Joe: Thank you for your thoughtful comments about the presentation I gave a few weeks ago. My main point is that what people call Translational biomedical research...moving ideas from bench to bedside and back again.... is only very weakly supported by our current publication system, and that we have no other system upon which to build such progress. I propose XioPub as a way likeminded people could work together to evolve publications to the next level. There is no time to waste...a large part of the current problem is what is not included in publications that should be included, and every publication that goes out prior to XioPub is a publication that is likely to have omitted critical data needed for translational research. If anyone is interested in helping to make XioPub a reality, please contact me at gbova2 at jhmi dot edu.
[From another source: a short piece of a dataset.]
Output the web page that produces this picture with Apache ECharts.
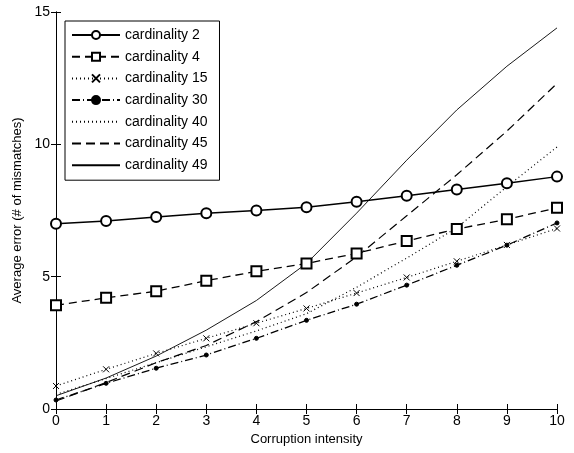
<!DOCTYPE html>
<html><head><meta charset="utf-8">
<script src="https://cdn.jsdelivr.net/npm/echarts@6/dist/echarts.min.js"></script>
<style>html,body{margin:0;padding:0;background:#fff}#c{width:574px;height:453px}</style>
</head><body><div id="c"></div>
<script>
var xValues = [0,1,2,3,4,5,6,7,8,9,10];
var seriesNames = ['cardinality 2','cardinality 4','cardinality 15','cardinality 30','cardinality 40','cardinality 45','cardinality 49'];
var card2  = [7.0, 7.1, 7.25, 7.4, 7.5, 7.62, 7.83, 8.06, 8.29, 8.53, 8.78];
var card4  = [3.92, 4.2, 4.45, 4.85, 5.2, 5.5, 5.88, 6.35, 6.8, 7.17, 7.6];
var card15 = [0.87, 1.5, 2.1, 2.67, 3.24, 3.8, 4.38, 4.97, 5.58, 6.2, 6.82];
var card30 = [0.34, 0.97, 1.54, 2.04, 2.67, 3.35, 3.96, 4.68, 5.43, 6.19, 7.03];
var card40 = [0.55, 1.15, 1.75, 2.35, 2.95, 3.6, 4.6, 5.7, 6.85, 8.4, 9.9];
var card45 = [0.3, 1.0, 1.75, 2.4, 3.3, 4.4, 5.75, 7.3, 8.85, 10.5, 12.3];
var card49 = [0.5, 1.17, 2.0, 2.98, 4.1, 5.5, 7.4, 9.4, 11.3, 12.95, 14.4];
var xTicks = [0,1,2,3,4,5,6,7,8,9,10];
var yTicks = [0,5,10,15];

function pairs(arr){ return xValues.map(function(x,i){ return [x, arr[i]]; }); }
var xMark = 'path://M0,0L10,10M10,0L0,10';
var font = 'Liberation Sans, Arial, sans-serif';
function mk(name, data, lineType, width, symbol, size){
  return {
    name: name, type: 'line', data: pairs(data), smooth: false,
    symbol: symbol, symbolSize: size, showSymbol: symbol !== 'none',
    lineStyle: { color: '#000', width: width, type: lineType },
    itemStyle: { color: '#000', borderColor: '#000', borderWidth: 1 },
    emphasis: { disabled: true }, animation: false, z: 3
  };
}
var noMarker = { opacity: 0 };
var chart = echarts.init(document.getElementById('c'), null, {renderer: 'canvas'});
var axisCommon = {
  type: 'value',
  axisLine: { show: true, lineStyle: { color: '#000', width: 1 } },
  axisTick: { show: true, inside: true, length: 5, lineStyle: { color: '#000' } },
  splitLine: { show: false }
};
chart.setOption({
  animation: false,
  backgroundColor: '#fff',
  grid: { left: 56, right: 17, top: 12, bottom: 44 },
  legend: {
    left: 65, top: 21, orient: 'vertical',
    data: [
      { name: seriesNames[0] },
      { name: seriesNames[1] },
      { name: seriesNames[2] },
      { name: seriesNames[3] },
      { name: seriesNames[4], itemStyle: noMarker },
      { name: seriesNames[5], itemStyle: noMarker },
      { name: seriesNames[6], itemStyle: noMarker }
    ],
    itemWidth: 48, itemHeight: 10, itemGap: 7.7,
    padding: [7, 12, 8, 6],
    backgroundColor: '#fff', borderColor: '#000', borderWidth: 1,
    textStyle: { color: '#000', fontSize: 14, fontFamily: font },
    selectedMode: false
  },
  xAxis: [
    Object.assign({}, axisCommon, {
      min: 0, max: 10, interval: 1, position: 'bottom',
      name: 'Corruption intensity', nameLocation: 'middle', nameGap: 23,
      nameTextStyle: { color: '#000', fontSize: 13, fontFamily: font },
      axisLabel: { color: '#000', fontSize: 14, fontFamily: font, margin: 5 }
    }),
    Object.assign({}, axisCommon, {
      min: 0, max: 10, interval: 1, position: 'top', axisLabel: { show: false }
    })
  ],
  yAxis: [
    Object.assign({}, axisCommon, {
      min: 0, max: 15, interval: 5, position: 'left',
      name: 'Average error (# of mismatches)', nameLocation: 'middle', nameGap: 31,
      nameTextStyle: { color: '#000', fontSize: 13, fontFamily: font },
      axisLabel: { color: '#000', fontSize: 14, fontFamily: font, margin: 6 }
    }),
    Object.assign({}, axisCommon, {
      min: 0, max: 15, interval: 5, position: 'right', axisLabel: { show: false }
    })
  ],
  series: [
    mk(seriesNames[0], card2, 'solid', 1.5, 'emptyCircle', 10),
    mk(seriesNames[1], card4, [8,5], 1.3, 'emptyRect', 10),
    mk(seriesNames[2], card15, [1,3], 1.2, xMark, 6),
    mk(seriesNames[3], card30, [8,3,1,3], 1.3, 'circle', 4),
    mk(seriesNames[4], card40, [1,3], 1.2, 'none', 0),
    mk(seriesNames[5], card45, [9,5], 1.2, 'none', 0),
    mk(seriesNames[6], card49, 'solid', 0.9, 'none', 0)
  ]
});
</script></body></html>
Thanks to reader feedback, I'd like to offer some clarifying notes:

Science 1.0: (What is scientific method?)

the systematic pursuit of knowledge about natural phenomena, involving the recognition and formulation of a problem, the collection of data through observation and experiment, and the formulation and testing of hypotheses.

What's wrong with how Science 1.0 is practiced today?  For a very clear answer, open the previously referenced video and jump to the section on XioPub.  It starts around 35 minutes and 30 seconds in, just after a discussion of BRISP.  For those of you who are time and technology challenged, ... okay, that's all of us! ... here's a bulleted list, adapted from the video:

  • Poor Usability and Functionality of Current Scientific Literature
  • Grazing
  • Repeating Experiments (inadequate detail to do so)
  • Evidence-Based Health Practice Support
  • False or Seriously Erroneous Publication Detection
  • Emergent Property Concept Developkment and Testing (Chaos Theory)
  • [lost data because of lack of specificity and access issues]
  • Unpublished Useful Data
  • Online Supplementary Data
  • Databases Without Context

Steve gives multiple examples from the literature and from personal communications that underscore how serious and ubiquitous the problem is.  He makes the case that Translational Medicine requires addressing these issues; it demands moving to Science 2.0.

Lastly, I've been asked to make the connection, why am I calling this Science 2.0.  The reason is that the societal changes that underlie Web2.0 and Health2.0 seem to apply to science.  (Thanks to Matthew Holt, his Healthcare Blog, and his Health 2.0 Conference for making it easy for me to learn this rapidly evolving perspectives.)  The slide below shows the definition of Web2.0.  The connection to Science 2.0 will be obvious to readers of this blog:

Thanks Steve.

I'm glad you summarized and pointed to the XioPub vision.

A note to all other readers:

If your vision is that your health system is or will become the best one on the planet, you'll need to understand what Steve is explaining.

I would strongly urge everyone working in the field of Translational Medicine to spend a lunch hour at their desks and virtually attend Steve's Grand Rounds presentation.  (Once again, click here to do that.)   Hint: If your institution is offering a single genetic test or therapy, you're already working in the field of translational medicine.

As I said in my introductory remarks, this presentation is foundational to everyone's vision of the art and science of medicine we want. If we want to continually improve healthcare, and delivering care in the kindest and most effective ways, enabled by information technology, we're going to need to understand and address the issues that Steve so eloquently elaborates.

Steve makes that clear when it comes to common cancers like prostate cancer, as well as common, pediatric surgical issues. Don't let the use of the word 'research' lead you to believe this is esoteric.

There's very much a management dimension to Steve's story as well.